Este verano, José Luis Martínez-Almeida, alcalde de Madrid, ha vuelto a poner de moda la palabra alpargata, que hasta que no criticó a Pedro Sánchez corría el riesgo de convertirse en vulgar zapatilla. El portavoz del PP ha devuelto a este tradicional calzado su razón de ser y al gremio alpargatero la honorabilidad que el desdén del edil madrileño parecía querer arrebatarle.

Cada mes tiene su aquél. Enero es el de la cuesta; febrero, el de los enamorados; marzo, el de las Fallas (por más que este año se celebren en agosto); abril, el de la lluvia; mayo, el de la primavera; junio, el del fin de curso; julio, el de la primera operación salida; agosto, el de las vacaciones; septiembre, el de los retornos; octubre, el del cambio de hora; noviembre, el de los muertos y la cada vez más temprana campaña navideña; y diciembre, el del despiporre de fiestas, celebraciones, comidas de empresa y la tradicional conversación de Nochebuena con el cuñado, que, aunque cena de gratis, suelta aquello de que como el besugo al horno de su madre no hay ninguno. Aguantar eso también es resiliencia.

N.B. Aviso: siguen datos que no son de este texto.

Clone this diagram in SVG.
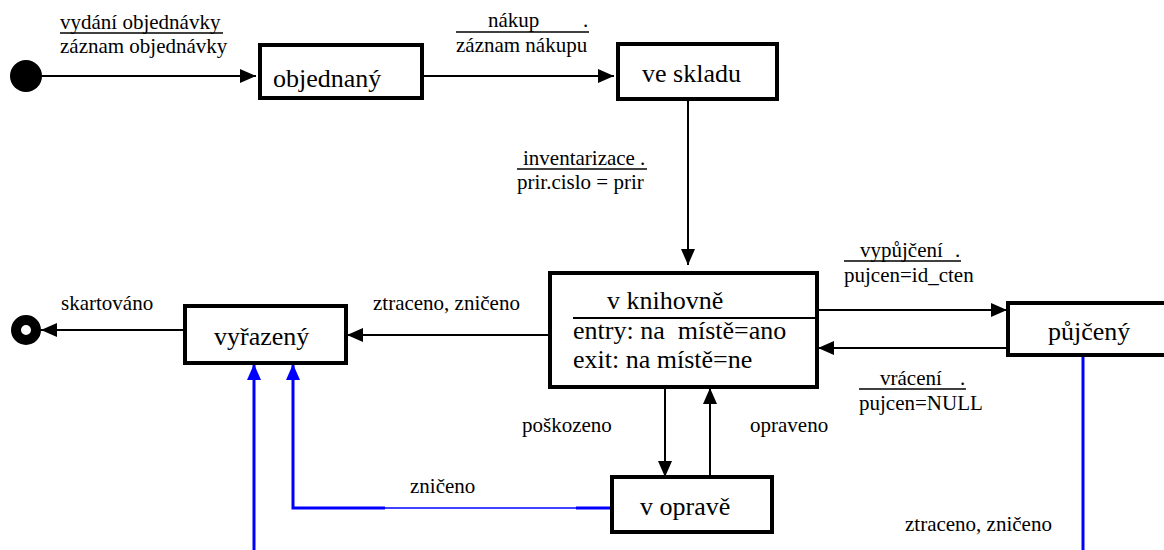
<svg xmlns="http://www.w3.org/2000/svg" width="1164" height="550" viewBox="0 0 1164 550">
  <style>
    .node { font-size: 26px; }
    .lbl { font-size: 21px; }
    .box { fill: #fff; stroke: #000; stroke-width: 4; }
    .edge { fill: none; stroke: #000; stroke-width: 2; }
    .blue { fill: none; stroke: #0000ff; stroke-width: 3; }
    .thin { fill: none; stroke: #0000ff; stroke-width: 1.5; }
    .ul { stroke: #000; stroke-width: 1.5; }
  </style>
  <defs>
    <marker id="arrow" markerUnits="userSpaceOnUse" markerWidth="16" markerHeight="14" refX="16" refY="7" orient="auto">
      <path d="M0,0 L16,7 L0,14 z" fill="#000"/>
    </marker>
    <marker id="arrowBlue" markerUnits="userSpaceOnUse" markerWidth="16" markerHeight="14" refX="16" refY="7" orient="auto">
      <path d="M0,0 L16,7 L0,14 z" fill="#0000ff"/>
    </marker>
  </defs>

  <rect width="1164" height="550" fill="#fff"/>

  <g font-family="'Liberation Serif', 'DejaVu Serif', serif" fill="#000">
  <!-- transitions -->
  <g id="connectors">
    <path class="edge" d="M42,76 H256" marker-end="url(#arrow)"/>
    <path class="edge" d="M422,76 H614" marker-end="url(#arrow)"/>
    <path class="edge" d="M688,99 V265" marker-end="url(#arrow)"/>
    <path class="edge" d="M550,335 H347" marker-end="url(#arrow)"/>
    <path class="edge" d="M185,330 H41" marker-end="url(#arrow)"/>
    <path class="edge" d="M817,310 H1007" marker-end="url(#arrow)"/>
    <path class="edge" d="M1007,348 H818" marker-end="url(#arrow)"/>
    <path class="edge" d="M665,387 V477" marker-end="url(#arrow)"/>
    <path class="edge" d="M710,477 V388" marker-end="url(#arrow)"/>
    <path class="blue" d="M254,550 V364" marker-end="url(#arrowBlue)"/>
    <path class="blue" d="M612,508 H576"/>
    <path class="thin" d="M576,508 H385"/>
    <path class="blue" d="M385,508 H293 V364" marker-end="url(#arrowBlue)"/>
    <path class="blue" d="M1083,355 V550"/>

    <!-- transition labels -->
    <text class="lbl" x="60" y="29">vydání objednávky</text>
    <line class="ul" x1="60" y1="33" x2="223" y2="33"/>
    <text class="lbl" x="60" y="53">záznam objednávky</text>

    <text class="lbl" x="488" y="27">nákup</text>
    <text class="lbl" x="583" y="27">.</text>
    <line class="ul" x1="456" y1="32" x2="589" y2="32"/>
    <text class="lbl" x="456" y="52">záznam nákupu</text>

    <text class="lbl" x="523" y="165">inventarizace</text>
    <text class="lbl" x="640" y="165">.</text>
    <line class="ul" x1="517" y1="169" x2="647" y2="169"/>
    <text class="lbl" x="517" y="189">prir.cislo = prir</text>

    <text class="lbl" x="373" y="310">ztraceno, zničeno</text>
    <text class="lbl" x="61" y="310">skartováno</text>

    <text class="lbl" x="860" y="257">vypůjčení</text>
    <text class="lbl" x="955" y="257">.</text>
    <line class="ul" x1="844" y1="261" x2="961" y2="261"/>
    <text class="lbl" x="844" y="282">pujcen=id_cten</text>

    <text class="lbl" x="880" y="385">vrácení</text>
    <text class="lbl" x="960" y="385">.</text>
    <line class="ul" x1="859" y1="389" x2="966" y2="389"/>
    <text class="lbl" x="859" y="410">pujcen=NULL</text>

    <text class="lbl" x="522" y="432">poškozeno</text>
    <text class="lbl" x="750" y="432">opraveno</text>
    <text class="lbl" x="410" y="493">zničeno</text>
    <text class="lbl" x="905" y="531">ztraceno, zničeno</text>
  </g>

  <!-- states -->
  <g id="start">
    <circle cx="26" cy="76" r="16" fill="#000"/>
  </g>
  <g id="end">
    <circle cx="26" cy="330" r="10" fill="#fff" stroke="#000" stroke-width="10"/>
  </g>
  <g id="objednany">
    <rect class="box" x="260" y="45" width="162" height="53"/>
    <text class="node" x="273" y="87">objednaný</text>
  </g>
  <g id="ve-skladu">
    <rect class="box" x="618" y="44" width="159" height="55"/>
    <text class="node" x="642" y="82">ve skladu</text>
  </g>
  <g id="v-knihovne">
    <rect class="box" x="550" y="273" width="267" height="114"/>
    <text class="node" x="607" y="309">v knihovně</text>
    <line x1="573" y1="318" x2="815" y2="318" stroke="#000" stroke-width="2"/>
    <text class="node" x="573" y="339" xml:space="preserve">entry: na  místě=ano</text>
    <text class="node" x="573" y="368">exit: na místě=ne</text>
  </g>
  <g id="vyrazeny">
    <rect class="box" x="185" y="306" width="161" height="57"/>
    <text class="node" x="214" y="345">vyřazený</text>
  </g>
  <g id="pujceny">
    <rect class="box" x="1008" y="303" width="170" height="52"/>
    <text class="node" x="1048" y="340">půjčený</text>
  </g>
  <g id="v-oprave">
    <rect class="box" x="612" y="477" width="160" height="55"/>
    <text class="node" x="640" y="515">v opravě</text>
  </g>
  </g>
</svg>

En agosto siempre hay algo que acaba para que al mes siguiente comience otra cosa. Terminó Antonio López de pintar su cuadro en la Puerta de Sol (la Puerta de Sol siempre presente cuando el año cambia). En uno de mis últimos cursos de bachillerato, desde un autobús, le veía en Cibeles pintando la Gran Vía a las 7 de la mañana sin que nadie le molestara, pensando acaso que se trataba de un artista ambulante sin gorrilla en la que lanzarle unas pesetas. O quizá no gozaba el artista de la fama que hoy bien merecida tiene (corría el año 81 u 82).

Resulta que los únicos madrileños que no conocían al venerable pintor de la Puerta del Sol eran policías municipales. Le pidieron licencia y papeles y no lo engrilletaron de casualidad. "A mí, mi jefe me manda y tengo que venir a pedirle la autorización. Puede ser Van Gogh o quien sea", espetó uno de los agentes ante una concurrencia indignada. Curiosamente, su jefe es el mismo que el de las alpargatas. Puede ser Van Gogh o quien sea, frase en la que se refleja esa España miserable, inculta, chula y maleducada que lo mismo vemos en agosto que en plena temporada de rebajas.

Septiembre, ya lo saben, es ese mes del que se espera mucho y apenas pasa nada, de expectativas y desencantos, de la esperanza en el cambio y en el que nada cambia, ese mes traicionero y burlón que nos hace añorar agosto y en el que la vida vuelve a su bucle. El eterno retorno.